Skala Produksi, Tantangan Mycotech Bersaing dengan Produk Konvensional
PT Miko Bahtera Nusantara mengaku bahwa kapasitas produksi menjadi tantangan tersendiri untuk meningkatkan daya saing dengan produk konvensional lokal. Volume produksi yang relatif terbatas membuat pemilik jenama Mycotech ini sukar mematok harga yang kompetitif.
CTO dan Co-Founder PT Miko Bahtera Nusantara Arekha Bentangan mengatakan, volume produksi Mycotech belum semassal produk konvensional. Kapasitas produksi akan terus ditingkatkan agar dapat memberi harga yang kompetitif, khususnya untuk konsumen lokal.
"Kami belum bisa turunkan harga kami di bawah produk konvensional. Di dalam negeri banyak yang tertarik pakai produk kami tetapi kerap jadi masalah adalah harga. Jadi, sekitar lebih dari 50% produk kami itu diekspor," tuturnya kepada Katadata.co.id, Kamis (25/10).
(Baca juga: Paten HKI Memudahkan Mycotech Perluas Jaringan Bisnis)

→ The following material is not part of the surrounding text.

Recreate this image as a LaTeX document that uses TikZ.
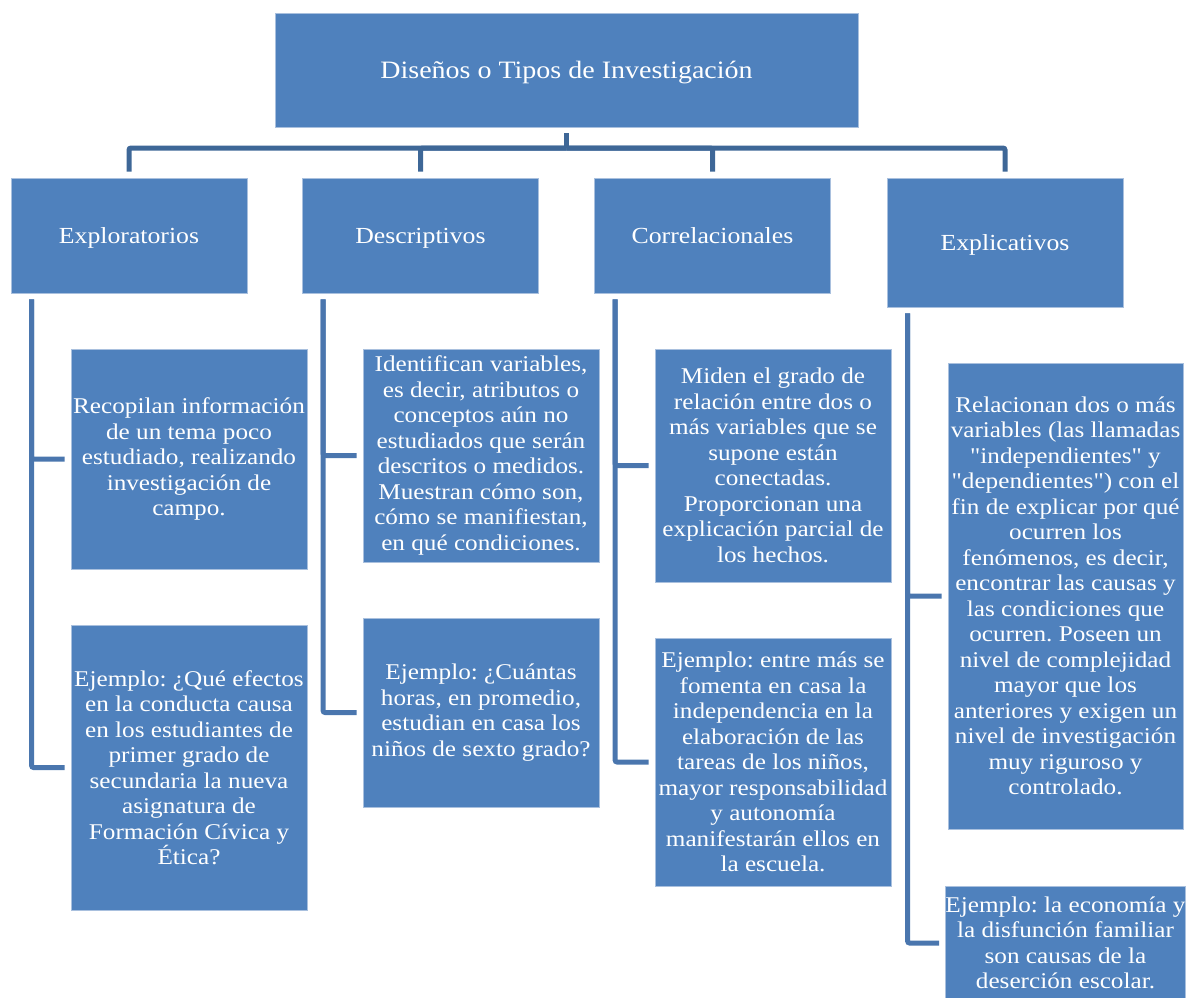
\documentclass[tikz,border=0pt]{standalone}
\usepackage{fontspec}
\setmainfont[FakeStretch=1.12]{Liberation Serif}
\newfontfamily\qfont[FakeStretch=1.12]{Liberation Serif}
\newcommand{\dq}{{\qfont"}}
\frenchspacing
\definecolor{boxblue}{HTML}{4F81BD}
\definecolor{boxedge}{HTML}{A9C0DE}
\definecolor{topconn}{HTML}{3E6797}
\definecolor{sideconn}{HTML}{4A76AE}
\begin{document}
\begin{tikzpicture}[x=1pt,y=-1pt,
  box/.style={fill=boxblue, draw=boxedge, line width=0.8pt, text=white, align=center, inner sep=0pt, font=\fontsize{22.5}{25.5}\selectfont},
  hbox/.style={box, minimum width=236, text height=19pt, text depth=3pt, font=\fontsize{23}{26}\selectfont},
  conn/.style={draw=topconn, line width=5pt, rounded corners=2pt},
  sconn/.style={draw=sideconn, line width=5pt, rounded corners=2pt, shorten >=6pt}]
\path[use as bounding box] (0,0) rectangle (1189,997);
% top
\node[box, minimum width=583, minimum height=114, text height=20pt, text depth=3pt, font=\fontsize{25}{28}\selectfont] (top) at (566.5,70) {Diseños o Tipos de Investigación};
% level 2
\node[hbox, minimum height=115] (exp) at (129,235.5) {Exploratorios};
\node[hbox, minimum height=115] (des) at (420.5,235.5) {Descriptivos};
\node[hbox, minimum height=115] (cor) at (712.5,235.5) {Correlacionales};
\node[hbox, minimum height=129] (expl) at (1005,242.5) {Explicativos};
% level 3
\node[box, minimum width=236, minimum height=220] (e1) at (189,459) {Recopilan información\\de un tema poco\\estudiado, realizando\\investigación de\\campo.};
\node[box, minimum width=236, minimum height=285] (e2) at (189,767.5) {Ejemplo: ¿Qué efectos\\en la conducta causa\\en los estudiantes de\\primer grado de\\secundaria la nueva\\asignatura de\\Formación Cívica y\\Ética?};
\node[box, minimum width=236, minimum height=213] (d1) at (481,455.5) {Identifican variables,\\es decir, atributos o\\conceptos aún no\\estudiados que serán\\descritos o medidos.\\Muestran cómo son,\\cómo se manifiestan,\\en qué condiciones.};
\node[box, minimum width=236, minimum height=189] (d2) at (481,712.5) {Ejemplo: ¿Cuántas\\horas, en promedio,\\estudian en casa los\\niños de sexto grado?};
\node[box, minimum width=236, minimum height=233] (c1) at (773,465.5) {Miden el grado de\\relación entre dos o\\más variables que se\\supone están\\conectadas.\\Proporcionan una\\explicación parcial de\\los hechos.};
\node[box, minimum width=236, minimum height=248] (c2) at (773,762) {Ejemplo: entre más se\\fomenta en casa la\\independencia en la\\elaboración de las\\tareas de los niños,\\mayor responsabilidad\\y autonomía\\manifestarán ellos en\\la escuela.};
\node[box, minimum width=235, minimum height=466] (x1) at (1065.5,596) {Relacionan dos o más\\variables (las llamadas\\\dq independientes\dq{} y\\\dq dependientes\dq) con el\\fin de explicar por qué\\ocurren los\\fenómenos, es decir,\\encontrar las causas y\\las condiciones que\\ocurren. Poseen un\\nivel de complejidad\\mayor que los\\anteriores y exigen un\\nivel de investigación\\muy riguroso y\\controlado.};
\node[box, minimum width=235, minimum height=114] (x2) at (1065.5,943) {Ejemplo: la economía y\\la disfunción familiar\\son causas de la\\deserción escolar.};
% top connectors
\coordinate (hub) at (566.5,148);
\draw[conn] ([yshift=-6pt]top.south) -- (hub);
\draw[conn] ([yshift=6pt]exp.north) |- (hub);
\draw[conn] ([yshift=6pt]des.north) |- (hub);
\draw[conn] ([yshift=6pt]cor.north) |- (hub);
\draw[conn] ([yshift=6pt]expl.north) |- (hub);
% side connectors
\draw[sconn] ([xshift=21pt,yshift=-6pt]exp.south west) |- (e1.west);
\draw[sconn] ([xshift=21pt,yshift=-6pt]exp.south west) |- (e2.west);
\draw[sconn] ([xshift=21pt,yshift=-6pt]des.south west) |- (d1.west);
\draw[sconn] ([xshift=21pt,yshift=-6pt]des.south west) |- (d2.west);
\draw[sconn] ([xshift=21pt,yshift=-6pt]cor.south west) |- (c1.west);
\draw[sconn] ([xshift=21pt,yshift=-6pt]cor.south west) |- (c2.west);
\draw[sconn] ([xshift=21pt,yshift=-6pt]expl.south west) |- (x1.west);
\draw[sconn] ([xshift=21pt,yshift=-6pt]expl.south west) |- (x2.west);
\end{tikzpicture}
\end{document}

Mycotech hadir dalam wujud aneka material berbahan baku jamur yang separuh permintaannnya berasal dari luar negeri. Produk yang kini dipasarkan terutama panel dengan fungsi dekoratif, material konstruksi spasial serupa pohon, serta produk fesyen ekslusif.
Arekha menjelaskan, sebetulnya inovasi teknologi yang dimiliki Mycotech bisa diaplikasikan menjadi berbagai macam material. Tapi mempertimbangkan potensi pasar maka timnya memutuskan, produk material bangunanlah yang pertama-tama dipasarkan.
Proses produksi Mycotech kini melibatkan para petani jamur di beberapa wilayah Provinsi Jawa Barat, khususnya Cimahi dan Cianjur. Misi lain startup ini ialah memberdayakan sumber daya manusia (SDM) yang terlibat terutama di hulu alias petani yang memproduksi jamur.
Jamur yang menjadi bahan baku Mycotech berasal dari divisio fungi basidiomycota. Perusahaan memastikan terus mengembangkan inovasi berbasis jamur lokal yang tidak beracun dan jarang dikonsumsi.